* [TASK DIRECTIONS]: Omit all pictures, then retype the data exactly as given.
++++ DATA SECTION
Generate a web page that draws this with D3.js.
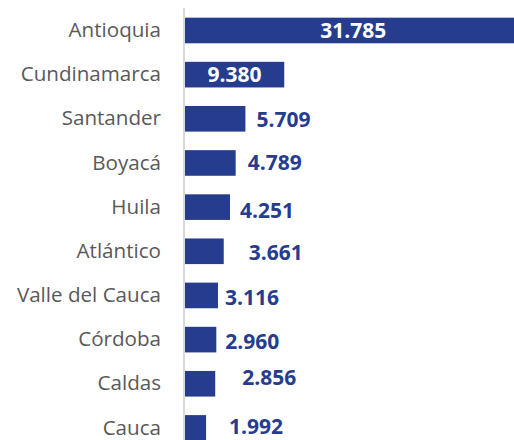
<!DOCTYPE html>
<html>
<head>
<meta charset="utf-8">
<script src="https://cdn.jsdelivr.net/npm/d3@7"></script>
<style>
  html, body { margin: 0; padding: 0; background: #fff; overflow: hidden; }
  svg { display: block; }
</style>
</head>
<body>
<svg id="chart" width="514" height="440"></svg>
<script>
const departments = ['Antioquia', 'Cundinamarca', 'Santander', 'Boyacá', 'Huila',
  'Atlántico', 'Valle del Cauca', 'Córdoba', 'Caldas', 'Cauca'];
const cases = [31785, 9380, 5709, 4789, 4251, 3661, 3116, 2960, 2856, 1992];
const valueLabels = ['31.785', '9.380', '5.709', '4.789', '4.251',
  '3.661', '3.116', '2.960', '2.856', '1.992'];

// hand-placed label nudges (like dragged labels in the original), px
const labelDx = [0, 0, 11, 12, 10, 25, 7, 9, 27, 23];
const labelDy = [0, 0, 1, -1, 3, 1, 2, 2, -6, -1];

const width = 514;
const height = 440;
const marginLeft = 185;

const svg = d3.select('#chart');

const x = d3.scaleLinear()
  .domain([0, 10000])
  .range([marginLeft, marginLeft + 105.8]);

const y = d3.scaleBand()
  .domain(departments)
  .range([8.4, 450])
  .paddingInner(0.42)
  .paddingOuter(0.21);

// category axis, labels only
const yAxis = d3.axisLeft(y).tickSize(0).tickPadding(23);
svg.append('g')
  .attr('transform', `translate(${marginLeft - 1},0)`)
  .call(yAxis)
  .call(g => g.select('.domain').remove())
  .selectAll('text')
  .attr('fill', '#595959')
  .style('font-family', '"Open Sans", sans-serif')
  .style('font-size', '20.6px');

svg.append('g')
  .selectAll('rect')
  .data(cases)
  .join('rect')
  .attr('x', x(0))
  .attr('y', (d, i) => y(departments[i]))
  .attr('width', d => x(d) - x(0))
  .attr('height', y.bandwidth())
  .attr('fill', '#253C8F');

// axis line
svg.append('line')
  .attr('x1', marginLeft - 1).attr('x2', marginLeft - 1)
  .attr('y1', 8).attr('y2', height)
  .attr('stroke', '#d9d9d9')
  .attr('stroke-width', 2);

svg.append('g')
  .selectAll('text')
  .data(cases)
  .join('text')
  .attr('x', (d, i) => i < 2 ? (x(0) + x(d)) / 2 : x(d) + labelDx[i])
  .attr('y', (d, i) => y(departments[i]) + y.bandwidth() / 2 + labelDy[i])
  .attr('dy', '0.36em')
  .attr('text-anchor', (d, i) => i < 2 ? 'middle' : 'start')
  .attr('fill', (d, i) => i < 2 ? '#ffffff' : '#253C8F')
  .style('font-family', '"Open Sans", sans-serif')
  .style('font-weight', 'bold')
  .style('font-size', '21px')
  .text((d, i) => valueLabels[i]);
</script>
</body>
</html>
++++++++
* [REPLY TO THE EXERCISE]:
Generate a web page that draws this with D3.js.
<!DOCTYPE html>
<html>
<head>
<meta charset="utf-8">
<script src="https://cdn.jsdelivr.net/npm/d3@7"></script>
<style>
  html, body { margin: 0; padding: 0; background: #fff; overflow: hidden; }
  svg { display: block; }
</style>
</head>
<body>
<svg id="chart" width="514" height="440"></svg>
<script>
const departments = ['Antioquia', 'Cundinamarca', 'Santander', 'Boyacá', 'Huila',
  'Atlántico', 'Valle del Cauca', 'Córdoba', 'Caldas', 'Cauca'];
const cases = [31785, 9380, 5709, 4789, 4251, 3661, 3116, 2960, 2856, 1992];
const valueLabels = ['31.785', '9.380', '5.709', '4.789', '4.251',
  '3.661', '3.116', '2.960', '2.856', '1.992'];

// hand-placed label nudges (like dragged labels in the original), px
const labelDx = [0, 0, 11, 12, 10, 25, 7, 9, 27, 23];
const labelDy = [0, 0, 1, -1, 3, 1, 2, 2, -6, -1];

const width = 514;
const height = 440;
const marginLeft = 185;

const svg = d3.select('#chart');

const x = d3.scaleLinear()
  .domain([0, 10000])
  .range([marginLeft, marginLeft + 105.8]);

const y = d3.scaleBand()
  .domain(departments)
  .range([8.4, 450])
  .paddingInner(0.42)
  .paddingOuter(0.21);

// category axis, labels only
const yAxis = d3.axisLeft(y).tickSize(0).tickPadding(23);
svg.append('g')
  .attr('transform', `translate(${marginLeft - 1},0)`)
  .call(yAxis)
  .call(g => g.select('.domain').remove())
  .selectAll('text')
  .attr('fill', '#595959')
  .style('font-family', '"Open Sans", sans-serif')
  .style('font-size', '20.6px');

svg.append('g')
  .selectAll('rect')
  .data(cases)
  .join('rect')
  .attr('x', x(0))
  .attr('y', (d, i) => y(departments[i]))
  .attr('width', d => x(d) - x(0))
  .attr('height', y.bandwidth())
  .attr('fill', '#253C8F');

// axis line
svg.append('line')
  .attr('x1', marginLeft - 1).attr('x2', marginLeft - 1)
  .attr('y1', 8).attr('y2', height)
  .attr('stroke', '#d9d9d9')
  .attr('stroke-width', 2);

svg.append('g')
  .selectAll('text')
  .data(cases)
  .join('text')
  .attr('x', (d, i) => i < 2 ? (x(0) + x(d)) / 2 : x(d) + labelDx[i])
  .attr('y', (d, i) => y(departments[i]) + y.bandwidth() / 2 + labelDy[i])
  .attr('dy', '0.36em')
  .attr('text-anchor', (d, i) => i < 2 ? 'middle' : 'start')
  .attr('fill', (d, i) => i < 2 ? '#ffffff' : '#253C8F')
  .style('font-family', '"Open Sans", sans-serif')
  .style('font-weight', 'bold')
  .style('font-size', '21px')
  .text((d, i) => valueLabels[i]);
</script>
</body>
</html>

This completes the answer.